#### [Exercise aim]
Take the lines of the data below from the very first through the line containing "const binWidth = 0.05;" and output them exactly, pictures excluded.

#### [Data extract]

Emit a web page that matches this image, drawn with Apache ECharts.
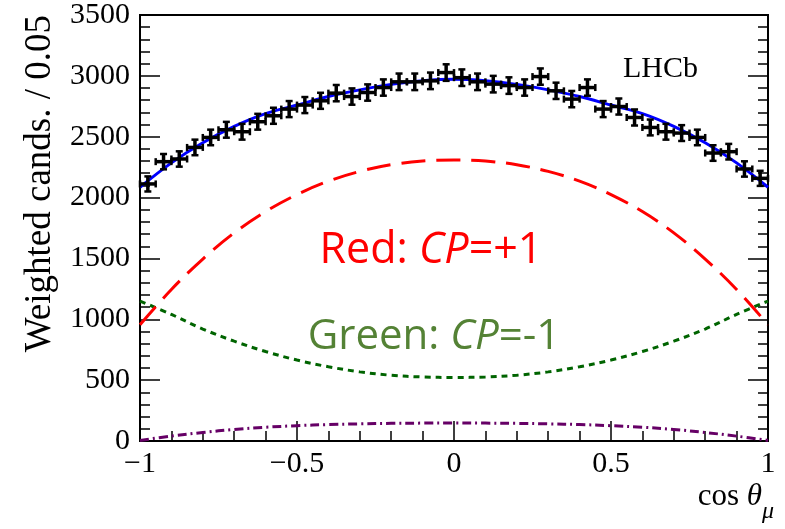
<!DOCTYPE html>
<html>
<head>
<meta charset="utf-8">
<title>cos theta_mu projection</title>
<script src="https://cdn.jsdelivr.net/npm/echarts@6/dist/echarts.min.js"></script>
<style>
  html, body { margin: 0; padding: 0; background: #fff; }
  #chart { width: 785px; height: 529px; }
</style>
</head>
<body>
<div id="chart"></div>
<script>
// Weighted candidates per bin of cos(theta_mu), bin width 0.05
const binCenters = [
  -0.975, -0.925, -0.875, -0.825, -0.775, -0.725, -0.675, -0.625, -0.575, -0.525,
  -0.475, -0.425, -0.375, -0.325, -0.275, -0.225, -0.175, -0.125, -0.075, -0.025,
   0.025,  0.075,  0.125,  0.175,  0.225,  0.275,  0.325,  0.375,  0.425,  0.475,
   0.525,  0.575,  0.625,  0.675,  0.725,  0.775,  0.825,  0.875,  0.925,  0.975
];
const binCounts = [
  2112, 2295, 2317, 2412, 2494, 2557, 2541, 2623, 2672, 2727,
  2760, 2795, 2858, 2830, 2863, 2904, 2951, 2951, 2959, 3027,
  2985, 2951, 2932, 2920, 2904, 2994, 2877, 2809, 2904, 2727,
  2748, 2658, 2576, 2541, 2530, 2494, 2366, 2377, 2235, 2158
];
const binErrors = [
  62, 63, 63, 64, 64, 65, 65, 65, 66, 66,
  66, 66, 67, 67, 67, 67, 68, 68, 68, 68,
  68, 68, 68, 68, 67, 67, 67, 67, 67, 66,
  66, 66, 65, 65, 65, 64, 64, 64, 63, 62
];
const binWidth = 0.05;

// Fit projections sampled along cos(theta_mu)
const curveX = [
  -1.0, -0.9, -0.8, -0.7, -0.6, -0.5, -0.4, -0.3, -0.2, -0.1,
   0.0,  0.1,  0.2,  0.3,  0.4,  0.5,  0.6,  0.7,  0.8,  0.9, 1.0
];
const totalFit = [
  2085, 2285, 2450, 2585, 2690, 2760, 2830, 2885, 2930, 2960,
  2972, 2960, 2930, 2885, 2830, 2760, 2690, 2585, 2450, 2285, 2085
];
const cpEven = [
   955, 1245, 1495, 1710, 1885, 2025, 2135, 2215, 2270, 2300,
  2308, 2300, 2270, 2215, 2135, 2025, 1885, 1710, 1495, 1245, 955
];
const cpOdd = [
  1150, 1040,  920,  820,  735,  665,  610,  568,  540,  526,
   522,  526,  540,  568,  610,  665,  735,  820,  920, 1040, 1150
];
const sWave = [
     5,   40,   70,   95,  113,  126,  135,  141,  145,  147,
   148,  147,  145,  141,  135,  126,  113,   95,   70,   40,    5
];

const xTickLabels = { '-1': '\u22121', '-0.5': '\u22120.5', '0': '0', '0.5': '0.5', '1': '1' };
const yTickLabels = ['0', '500', '1000', '1500', '2000', '2500', '3000', '3500'];

const serif = '"Liberation Serif", "DejaVu Serif", serif';
const sans = '"Open Sans", "Noto Sans", sans-serif';

function pairs(xs, ys) { return xs.map((x, i) => [x, ys[i]]); }

const chart = echarts.init(document.getElementById('chart'), null, { renderer: 'canvas' });

const tickCommon = {
  axisTick: { show: true, inside: true, length: 20, lineStyle: { color: '#000', width: 1.5 } },
  minorTick: { show: true, splitNumber: 5, length: 10, lineStyle: { color: '#000', width: 1.5 } },
  splitLine: { show: false },
  minorSplitLine: { show: false },
  axisLine: { show: true, onZero: false, lineStyle: { color: '#000', width: 2 } }
};

function curve(name, values, color, type, width) {
  return {
    name, type: 'line', data: pairs(curveX, values), smooth: 0.35,
    showSymbol: false, symbol: 'none', z: 2,
    lineStyle: { color, width, type, cap: 'butt' }
  };
}

chart.setOption({
  animation: false,
  backgroundColor: '#fff',
  grid: { left: 140, top: 14, right: 17, bottom: 88, show: true, borderColor: '#000', borderWidth: 2 },
  xAxis: Object.assign({
    type: 'value', min: -1, max: 1, interval: 0.5,
    axisLabel: {
      color: '#000', fontFamily: serif, fontSize: 30, margin: 8,
      formatter: v => xTickLabels[String(v)] ?? String(v)
    }
  }, tickCommon),
  yAxis: [
    Object.assign({
      type: 'value', min: 0, max: 3500, interval: 500,
      axisLabel: {
        color: '#000', fontFamily: serif, fontSize: 30, margin: 10,
        formatter: (v) => yTickLabels[Math.round(v / 500)]
      }
    }, tickCommon),
    Object.assign({
      type: 'value', min: 0, max: 3500, interval: 500, position: 'right',
      axisLabel: { show: false }
    }, tickCommon)
  ],
  series: [
    curve('S-wave', sWave, '#660066', [9, 4, 2, 4], 3),
    curve('CP-odd', cpOdd, '#006400', [6, 5], 3),
    curve('CP-even', cpEven, '#ff0000', [24, 11], 3),
    curve('Total', totalFit, '#0000ff', 'solid', 3),
    {
      name: 'Data', type: 'custom', z: 5,
      data: binCenters.map((x, i) => [x, binCounts[i], binErrors[i]]),
      renderItem: (params, api) => {
        const x = api.value(0), y = api.value(1), e = api.value(2);
        const l = api.coord([x - binWidth / 2, y]);
        const r = api.coord([x + binWidth / 2, y]);
        const t = api.coord([x, y + e]);
        const b = api.coord([x, y - e]);
        const s = { stroke: '#000', lineWidth: 3.5 };
        const c = { stroke: '#000', lineWidth: 2.5 };
        const cap = 3.5;
        return {
          type: 'group',
          children: [
            { type: 'line', shape: { x1: l[0], y1: l[1], x2: r[0], y2: r[1] }, style: s },
            { type: 'line', shape: { x1: t[0], y1: t[1], x2: b[0], y2: b[1] }, style: s },
            { type: 'line', shape: { x1: l[0], y1: l[1] - cap, x2: l[0], y2: l[1] + cap }, style: c },
            { type: 'line', shape: { x1: r[0], y1: r[1] - cap, x2: r[0], y2: r[1] + cap }, style: c },
            { type: 'line', shape: { x1: t[0] - cap, y1: t[1], x2: t[0] + cap, y2: t[1] }, style: c },
            { type: 'line', shape: { x1: b[0] - cap, y1: b[1], x2: b[0] + cap, y2: b[1] }, style: c }
          ]
        };
      }
    }
  ],
  graphic: [
    {
      type: 'text', x: 40, y: 15, rotation: Math.PI / 2,
      style: {
        text: 'Weighted cands. / 0.05', font: '37px ' + serif, fill: '#000',
        textAlign: 'right', textVerticalAlign: 'middle'
      }
    },
    {
      type: 'text', x: 623, y: 69,
      style: { text: 'LHCb', font: '30px ' + serif, fill: '#000', textAlign: 'left', textVerticalAlign: 'middle' }
    },
    {
      type: 'text', x: 762, y: 497,
      style: {
        text: '{a|cos }{b|\u03B8}', textAlign: 'right', textVerticalAlign: 'middle',
        rich: {
          a: { fontFamily: serif, fontSize: 31, fill: '#000', color: '#000' },
          b: { fontFamily: serif, fontSize: 31, fontStyle: 'italic', fill: '#000', color: '#000' }
        }
      }
    },
    {
      type: 'text', x: 762, y: 512,
      style: { text: '\u03BC', font: 'italic 24px ' + serif, fill: '#000', textAlign: 'left', textVerticalAlign: 'middle' }
    },
    {
      type: 'text', x: 431, y: 251,
      style: {
        text: '{a|Red: }{b|CP}{a|=+1}', textAlign: 'center', textVerticalAlign: 'middle',
        rich: {
          a: { fontFamily: sans, fontSize: 43, fill: '#ff0000', color: '#ff0000' },
          b: { fontFamily: sans, fontSize: 43, fontStyle: 'italic', fill: '#ff0000', color: '#ff0000' }
        }
      }
    },
    {
      type: 'text', x: 434, y: 337,
      style: {
        text: '{a|Green: }{b|CP}{a|=-1}', textAlign: 'center', textVerticalAlign: 'middle',
        rich: {
          a: { fontFamily: sans, fontSize: 42, fill: '#548235', color: '#548235' },
          b: { fontFamily: sans, fontSize: 42, fontStyle: 'italic', fill: '#548235', color: '#548235' }
        }
      }
    }
  ]
});
</script>
</body>
</html>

#### [Result of the exercise]
Emit a web page that matches this image, drawn with Apache ECharts.
<!DOCTYPE html>
<html>
<head>
<meta charset="utf-8">
<title>cos theta_mu projection</title>
<script src="https://cdn.jsdelivr.net/npm/echarts@6/dist/echarts.min.js"></script>
<style>
  html, body { margin: 0; padding: 0; background: #fff; }
  #chart { width: 785px; height: 529px; }
</style>
</head>
<body>
<div id="chart"></div>
<script>
// Weighted candidates per bin of cos(theta_mu), bin width 0.05
const binCenters = [
  -0.975, -0.925, -0.875, -0.825, -0.775, -0.725, -0.675, -0.625, -0.575, -0.525,
  -0.475, -0.425, -0.375, -0.325, -0.275, -0.225, -0.175, -0.125, -0.075, -0.025,
   0.025,  0.075,  0.125,  0.175,  0.225,  0.275,  0.325,  0.375,  0.425,  0.475,
   0.525,  0.575,  0.625,  0.675,  0.725,  0.775,  0.825,  0.875,  0.925,  0.975
];
const binCounts = [
  2112, 2295, 2317, 2412, 2494, 2557, 2541, 2623, 2672, 2727,
  2760, 2795, 2858, 2830, 2863, 2904, 2951, 2951, 2959, 3027,
  2985, 2951, 2932, 2920, 2904, 2994, 2877, 2809, 2904, 2727,
  2748, 2658, 2576, 2541, 2530, 2494, 2366, 2377, 2235, 2158
];
const binErrors = [
  62, 63, 63, 64, 64, 65, 65, 65, 66, 66,
  66, 66, 67, 67, 67, 67, 68, 68, 68, 68,
  68, 68, 68, 68, 67, 67, 67, 67, 67, 66,
  66, 66, 65, 65, 65, 64, 64, 64, 63, 62
];
const binWidth = 0.05;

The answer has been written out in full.